L'évêque d'Évreux, ayant pris connaissance de ces désordres, ordonna que le corps fût exhumé, et le fit jeter dans une marnière. Les parens intentèrent procès à l'évêque, et ce fut ce qui donna lieu au parlement de Rouen de connaître non seulement de cet accident, qui n'était qu'un accessoire, mais encore de ce qui concernait la conduite de ce curé, de son prédécesseur et de tout le couvent, et d'examiner d'où pouvaient venir tant d'impuretés et tant de sacriléges qui s'y étaient commis.

Dans le premier moment, la reine avait manifesté le désir que la mère Louise ne fût pas comprise dans la procédure, ne pouvant croire qu'une religieuse qui jouissait d'une aussi haute réputation de sainteté fût coupable de crimes tels que ceux que l'on articulait; mais, ayant été détrompée, elle laissa liberté entière au parlement.

Pendant que les juges examinaient cette affaire dans ce qu'elle avait de criminel, les médecins l'approfondissaient dans ses rapports avec la physique, comme un de ces phénomènes avec lesquels la nature se plaît à tourmenter la curiosité humaine; et d'un autre côté, les exorcistes voulaient savoir si le mal n'avait pas un principe surnaturel, et si les religieuses n'étaient pas possédées.

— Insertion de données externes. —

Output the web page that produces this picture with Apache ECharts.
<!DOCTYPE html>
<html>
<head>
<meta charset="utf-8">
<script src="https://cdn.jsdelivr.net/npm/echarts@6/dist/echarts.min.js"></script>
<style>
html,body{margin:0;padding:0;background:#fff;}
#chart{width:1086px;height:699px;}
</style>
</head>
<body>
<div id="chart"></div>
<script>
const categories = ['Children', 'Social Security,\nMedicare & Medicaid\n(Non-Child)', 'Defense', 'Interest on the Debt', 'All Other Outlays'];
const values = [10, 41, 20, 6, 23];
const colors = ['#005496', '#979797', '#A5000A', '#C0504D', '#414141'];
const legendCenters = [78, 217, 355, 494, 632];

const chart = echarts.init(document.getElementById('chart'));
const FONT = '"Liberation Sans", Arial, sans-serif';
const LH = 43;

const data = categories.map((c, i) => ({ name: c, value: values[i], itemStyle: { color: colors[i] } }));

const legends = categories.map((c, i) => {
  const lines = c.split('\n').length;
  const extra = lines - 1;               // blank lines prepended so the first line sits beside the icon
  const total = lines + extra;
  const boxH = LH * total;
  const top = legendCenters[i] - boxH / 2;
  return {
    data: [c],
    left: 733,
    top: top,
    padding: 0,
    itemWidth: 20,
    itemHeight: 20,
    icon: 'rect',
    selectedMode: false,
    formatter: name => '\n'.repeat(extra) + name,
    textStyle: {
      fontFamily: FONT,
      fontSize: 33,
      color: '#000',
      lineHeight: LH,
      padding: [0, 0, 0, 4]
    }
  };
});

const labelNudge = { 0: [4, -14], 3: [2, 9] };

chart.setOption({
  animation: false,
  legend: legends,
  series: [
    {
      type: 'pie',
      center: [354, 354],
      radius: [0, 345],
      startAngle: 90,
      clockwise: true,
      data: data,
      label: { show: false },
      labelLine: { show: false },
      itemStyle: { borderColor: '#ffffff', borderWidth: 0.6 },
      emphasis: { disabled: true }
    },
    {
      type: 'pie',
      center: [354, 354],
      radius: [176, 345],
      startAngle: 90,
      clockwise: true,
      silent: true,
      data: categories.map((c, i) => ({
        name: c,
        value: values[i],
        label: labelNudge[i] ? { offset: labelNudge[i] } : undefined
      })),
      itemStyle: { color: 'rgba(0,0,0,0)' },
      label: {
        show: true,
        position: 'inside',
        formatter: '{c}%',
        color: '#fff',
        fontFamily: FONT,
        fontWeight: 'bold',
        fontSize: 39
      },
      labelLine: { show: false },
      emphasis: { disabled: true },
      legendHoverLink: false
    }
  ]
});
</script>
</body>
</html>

Ainsi la jurisprudence, la médecine et la théologie travaillaient à découvrir ou le crime, ou la maladie, ou la malice et la fourberie de ces religieuses. Les exorcismes ne servirent qu'à faire connaître qu'il n'y avait que de la malice dans la plupart des prétendus possédées, et de la faiblesse d'imagination dans les autres. Les médecins furent partagés dans leur opinion; quelques-uns croyant les religieuses obsédées, tant il y avait de merveilleux et de surnaturel dans ce qu'elles faisaient; et les autres, que ce n'était qu'une maladie de femme.

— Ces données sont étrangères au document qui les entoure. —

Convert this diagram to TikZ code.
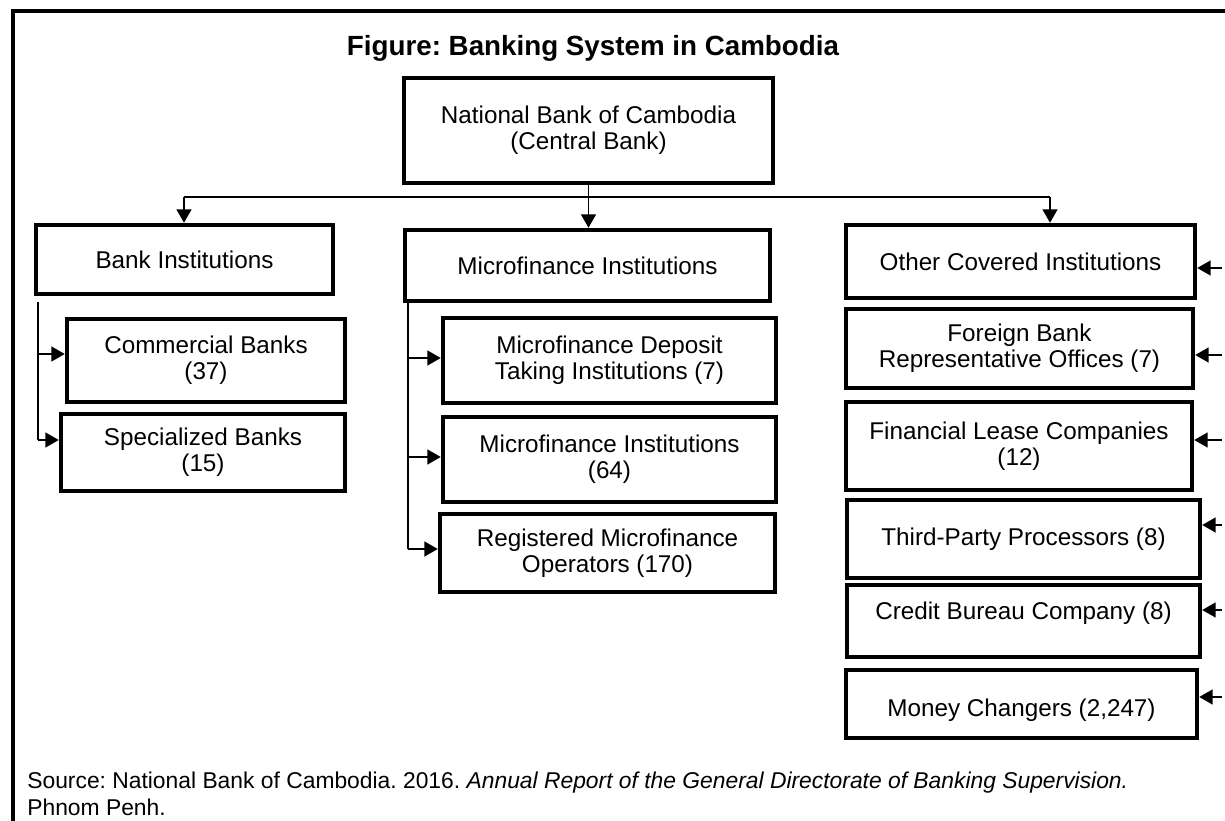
\documentclass[tikz,border=0pt]{standalone}
\usepackage{fontspec}
\setmainfont{Liberation Sans}
\usetikzlibrary{arrows.meta}
\frenchspacing

\begin{document}
\begin{tikzpicture}[x=0.02cm, y=-0.02cm, inst node/.style={shape=rectangle, draw, line width=0.09cm, align=center, inner sep=0pt, font=\fontsize{13.8}{14.8}\selectfont}, link/.style={line width=0.035cm}, arr/.style={link, -{Triangle[length=0.27cm, width=0.3cm]}}]
\useasboundingbox (0,0) rectangle (1225,821);
% outer frame, runs off the page on the right and at the bottom
\draw[line width=0.07cm] (13,840) -- (13,11) -- (1240,11);
\node[font=\bfseries\fontsize{15.8}{19}\selectfont] (title) at (593,48) {Figure: Banking System in Cambodia};

% central bank and the three groups
\node[inst node, minimum width=7.38cm, minimum height=2.1cm] (nbc) at (588.5,130.5) {National Bank of Cambodia\\(Central Bank)};
\node[inst node, minimum width=5.94cm, minimum height=1.38cm] (bank) at (184.5,259.5) {Bank Institutions};
\node[inst node, minimum width=7.3cm, minimum height=1.42cm] (micro) at (587.5,265.5) {Microfinance Institutions};
\node[inst node, minimum width=6.98cm, minimum height=1.46cm] (other) at (1020.5,261.5) {Other Covered Institutions};

% banks
\node[inst node, minimum width=5.56cm, minimum height=1.66cm] (commercial) at (206,360.5) {Commercial Banks\\(37)};
\node[inst node, minimum width=5.68cm, minimum height=1.54cm] (specialized) at (203,452.5) {Specialized Banks\\(15)};

% microfinance
\node[inst node, minimum width=6.66cm, minimum height=1.7cm] (mdti) at (609.5,360.5) {Microfinance Deposit\\Taking Institutions (7)};
\node[inst node, minimum width=6.66cm, minimum height=1.7cm] (mfi) at (609.5,459.5) {Microfinance Institutions\\(64)};
\node[inst node, minimum width=6.7cm, minimum height=1.56cm] (rmo) at (607.5,553) {Registered Microfinance\\Operators (170)};

% other covered institutions
\node[inst node, minimum width=6.94cm, minimum height=1.58cm] (foreign) at (1019.5,348.5) {Foreign Bank\\Representative Offices (7)};
\node[inst node, minimum width=6.92cm, minimum height=1.76cm] (lease) at (1019,446) {Financial Lease Companies\\(12)};
\node[inst node, minimum width=7.06cm, minimum height=1.56cm] (tpp) at (1023.5,539) {Third-Party Processors (8)};
\node[inst node, minimum width=7.06cm, minimum height=1.44cm, text depth=0.4cm] (credit) at (1023.5,621) {Credit Bureau Company (8)};
\node[inst node, minimum width=7.02cm, minimum height=1.36cm, text height=0.62cm] (money) at (1021.5,704) {Money Changers (2,247)};

\node[anchor=west, align=left, inner sep=0pt, font=\fontsize{13}{15.2}\selectfont] (source) at (27,794) {Source: National Bank of Cambodia. 2016. \textit{Annual Report of the General Directorate of Banking Supervision.}\\Phnom Penh.};

% top split
\coordinate (hl) at (184,197);
\coordinate (hr) at (1050,197);
\draw[link] (hl) -- (hr);
\draw[arr] (nbc.south) -- (nbc.south |- micro.north);
\draw[arr] (hl) -- (hl |- bank.north);
\draw[arr] (hr) -- (hr |- other.north);

% bank rail
\coordinate (bt) at (38,302);
\coordinate (b1) at (38,354);
\coordinate (b2) at (38,440);
\draw[link] (bt) -- (b2);
\draw[arr] (b1) -- (b1 -| commercial.west);
\draw[arr] (b2) -- (b2 -| specialized.west);

% microfinance rail
\coordinate (mt) at (408,303);
\coordinate (m1) at (408,358);
\coordinate (m2) at (408,457);
\coordinate (m3) at (408,549);
\draw[link] (mt) -- (m3);
\draw[arr] (m1) -- (m1 -| mdti.west);
\draw[arr] (m2) -- (m2 -| mfi.west);
\draw[arr] (m3) -- (m3 -| rmo.west);

% arrows coming in from the right
\coordinate (r1) at (1222,268);
\coordinate (r2) at (1222,355);
\coordinate (r3) at (1222,440);
\coordinate (r4) at (1222,525);
\coordinate (r5) at (1222,610);
\coordinate (r6) at (1222,697);
\draw[arr] (r1) -- (r1 -| other.east);
\draw[arr] (r2) -- (r2 -| foreign.east);
\draw[arr] (r3) -- (r3 -| lease.east);
\draw[arr] (r4) -- (r4 -| tpp.east);
\draw[arr] (r5) -- (r5 -| credit.east);
\draw[arr] (r6) -- (r6 -| money.east);
\end{tikzpicture}
\end{document}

Le parlement ne fut pas embarrassé sur les preuves des impiétés et des sacriléges; elles n'étaient que trop nombreuses; mais il crut devoir faire une distinction entre les religieuses hypocondriaques dont l'imagination était malade, et celles qui étaient véritablement et sciemment coupables. Il regarda comme de pures rêveries tout ce que déposaient les religieuses, qui s'accusaient l'une l'autre d'avoir été au sabbat, et d'avoir souffert la compagnie du diable; mais il considéra comme des abominations et des saletés impies, dignes du dernier supplice, les infâmes prostitutions de la tourière et de la mère Louise, et ce que les prêtres qui avaient eu la direction du couvent avaient persuadé aux religieuses dont ils avaient séduit la simplicité, en leur ordonnant de communier toutes nues, étant eux-mêmes tout nus avec elles, pour se mettre, disaient-ils, en l'état d'innocence de nos premiers parens.

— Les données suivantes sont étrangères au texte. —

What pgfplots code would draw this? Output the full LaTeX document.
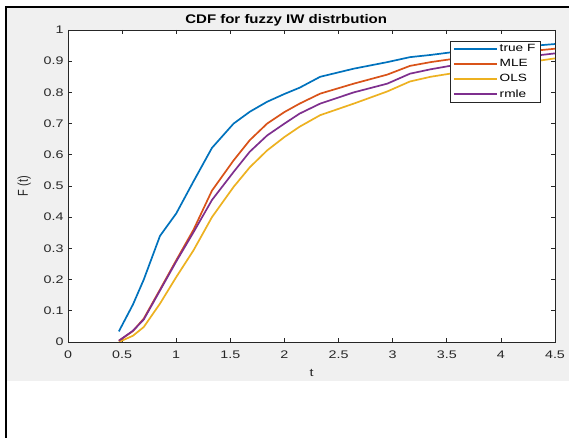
\documentclass[border=0pt]{standalone}
\usepackage{graphicx}
\usepackage{pgfplots}
\pgfplotsset{compat=1.18}
\usepackage{fontspec}
\setmainfont{Liberation Sans}
\definecolor{mblue}{rgb}{0,0.447,0.741}
\definecolor{morange}{rgb}{0.85,0.325,0.098}
\definecolor{myellow}{rgb}{0.929,0.694,0.125}
\definecolor{mpurple}{rgb}{0.494,0.184,0.556}
\definecolor{bggray}{RGB}{240,240,240}
\definecolor{axgray}{RGB}{38,38,38}
\newcommand{\hs}[1]{\scalebox{1.3}[1]{#1}}
\begin{document}
\begin{tikzpicture}[x=1pt,y=1pt]
\useasboundingbox (0,0) rectangle (569,438);
\fill[white] (0,0) rectangle (569,438);
\fill[bggray] (7,57) rectangle (569,431);
\draw[black,line width=2pt] (6,0) -- (6,431) -- (569,431);
\begin{axis}[
  at={(68pt,96pt)}, anchor=south west,
  scale only axis, width=487pt, height=312pt,
  xmin=0, xmax=4.5, ymin=0, ymax=1,
  xtick={0,0.5,1,1.5,2,2.5,3,3.5,4,4.5},
  xticklabels={\hs{0},\hs{0.5},\hs{1},\hs{1.5},\hs{2},\hs{2.5},\hs{3},\hs{3.5},\hs{4},\hs{4.5}},
  ytick={0,0.1,0.2,0.3,0.4,0.5,0.6,0.7,0.8,0.9,1},
  yticklabels={\hs{0},\hs{0.1},\hs{0.2},\hs{0.3},\hs{0.4},\hs{0.5},\hs{0.6},\hs{0.7},\hs{0.8},\hs{0.9},\hs{1}},
  tick align=inside, tick pos=both,
  major tick length=4pt,
  every tick/.style={axgray, line width=0.6pt},
  axis line style={axgray, line width=0.7pt},
  axis background/.style={fill=white},
  ticklabel style={font=\fontsize{11}{13}\selectfont, text=axgray},
  xticklabel style={yshift=-5pt},
  yticklabel style={xshift=-1pt},
  title={\scalebox{1.2}[1]{CDF for fuzzy IW distrbution}},
  title style={font=\bfseries\fontsize{12.5}{14}\selectfont, at={(axis description cs:0.448,1)}, anchor=base},
  xlabel={\hs{t}}, ylabel={\scalebox{1}[1.3]{F (t)}},
  label style={font=\fontsize{11}{13}\selectfont, text=axgray},
  xlabel style={at={(axis description cs:0.5,-0.099)}, anchor=center},
  ylabel style={at={(axis description cs:-0.09,0.5)}, anchor=center, rotate=0},
  legend cell align=left,
  legend style={at={(0.784,0.965)}, anchor=north west, draw=axgray,
    font=\fontsize{10.5}{12}\selectfont, row sep=2.2pt, inner xsep=3pt, inner ysep=1.5pt},
  legend image code/.code={\draw[#1, line width=1.7pt] (0pt,0pt) -- (43pt,0pt);},
]
\addplot[color=mblue, line width=1.7pt, line join=round] coordinates {
(0.47,0.034) (0.6,0.12) (0.7,0.20) (0.85,0.34) (1.0,0.412) (1.16,0.515) (1.33,0.622)
(1.53,0.70) (1.68,0.738) (1.84,0.77) (2.0,0.795) (2.14,0.815) (2.33,0.85) (2.64,0.876)
(2.95,0.897) (3.16,0.913) (3.35,0.92) (3.53,0.928) (4.0,0.941) (4.5,0.955)};
\addlegendentry{\hs{true F}}
\addplot[color=morange, line width=1.7pt, line join=round] coordinates {
(0.47,0.004) (0.6,0.035) (0.7,0.075) (0.85,0.168) (1.0,0.262) (1.16,0.36) (1.33,0.485)
(1.53,0.582) (1.68,0.647) (1.84,0.70) (2.0,0.737) (2.14,0.764) (2.33,0.796) (2.64,0.828)
(2.95,0.857) (3.16,0.885) (3.35,0.897) (3.53,0.906) (4.0,0.923) (4.5,0.94)};
\addlegendentry{\hs{MLE}}
\addplot[color=myellow, line width=1.7pt, line join=round] coordinates {
(0.47,0.0) (0.6,0.02) (0.7,0.048) (0.85,0.123) (1.0,0.208) (1.16,0.294) (1.33,0.40)
(1.53,0.497) (1.68,0.56) (1.84,0.614) (2.0,0.657) (2.14,0.69) (2.33,0.727) (2.64,0.764)
(2.95,0.803) (3.16,0.835) (3.35,0.85) (3.53,0.86) (4.0,0.884) (4.5,0.909)};
\addlegendentry{\hs{OLS}}
\addplot[color=mpurple, line width=1.7pt, line join=round] coordinates {
(0.47,0.004) (0.6,0.036) (0.7,0.072) (0.85,0.165) (1.0,0.258) (1.16,0.352) (1.33,0.455)
(1.53,0.545) (1.68,0.61) (1.84,0.662) (2.0,0.70) (2.14,0.732) (2.33,0.764) (2.64,0.80)
(2.95,0.828) (3.16,0.86) (3.35,0.874) (3.53,0.885) (4.0,0.905) (4.5,0.925)};
\addlegendentry{\hs{rmle}}
\end{axis}
\end{tikzpicture}
\end{document}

Le parlement, après avoir mûrement tout examiné, tout pesé, rendit un arrêt par lequel les deux prêtres Boulai et Picard furent condamnés, le premier à être brûlé vif, le second à être étranglé et son corps réduit en cendres; ce qui fut exécuté. La tourière subit le même supplice; mais celui de la mère Louise fut différé jusqu'après de plus amples informations, et elle mourut en prison.

Par le même arrêt, le parlement ordonna que toutes les pièces du procès seraient brûlées, afin d'anéantir toutes les traces de tant d'horreurs.